Discrete-Value Group and Fully Connected Architectures for Beyond Diagonal Reconfigurable Intelligent Surfaces

Reconfigurable intelligent surfaces (RISs) allow controlling the propagation environment in wireless networks through reconfigurable elements. Recently, beyond diagonal RISs (BD-RISs) have been proposed as novel RIS architectures whose scattering matrix is not limited to being diagonal. However, BDRISs have been studied assuming continuous-value scattering matrices, which are hard to implement in practice. In this paper, we address this problem by proposing two solutions to realize discrete-value group and fully connected RISs. First, we propose scalar-discrete RISs, in which each entry of the RIS impedance matrix is independently discretized.
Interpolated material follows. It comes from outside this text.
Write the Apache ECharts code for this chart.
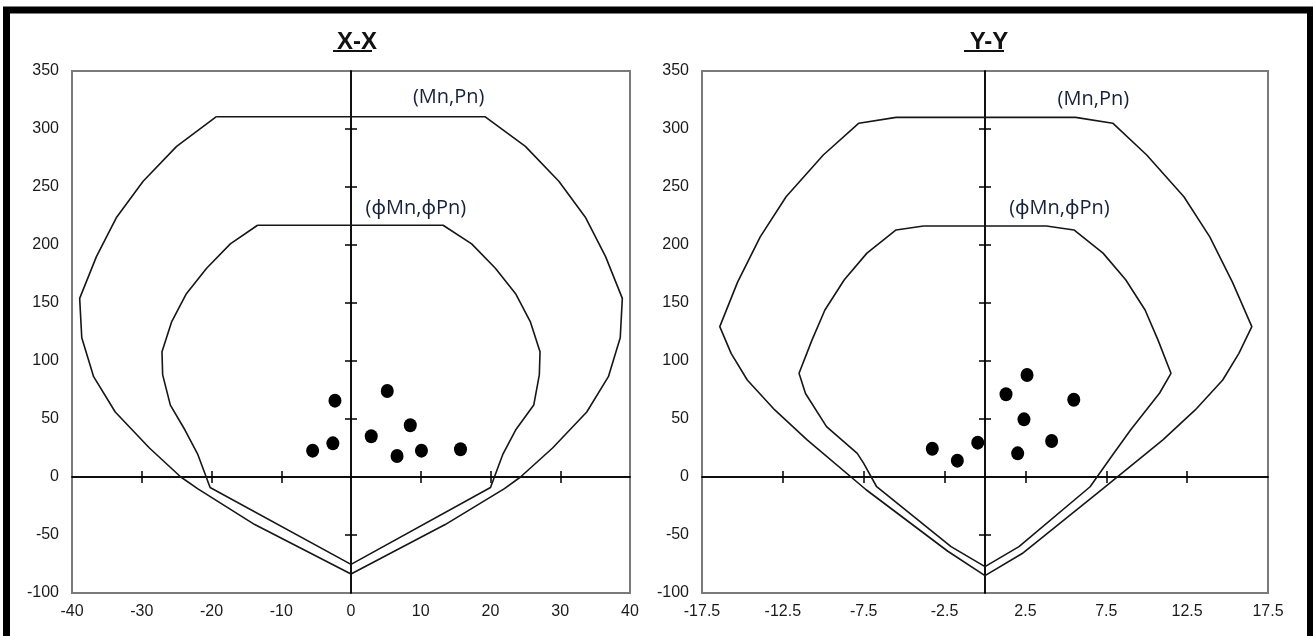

Second, we propose vector-discrete RISs, where the entries in each group of the RIS impedance matrix are jointly discretized. In both solutions, the codebook is designed offline such as to minimize the distortion caused in the RIS impedance matrix by the discretization operation. Numerical results show that vector-discrete RISs achieve higher performance than scalar discrete RISs at the cost of increased optimization complexity. Furthermore, fewer resolution bits per impedance are necessary to achieve the performance upper bound as the group size of the group connected architecture increases. In particular, only a single resolution bit is sufficient in fully connected RISs to approximately achieve the performance upper bound.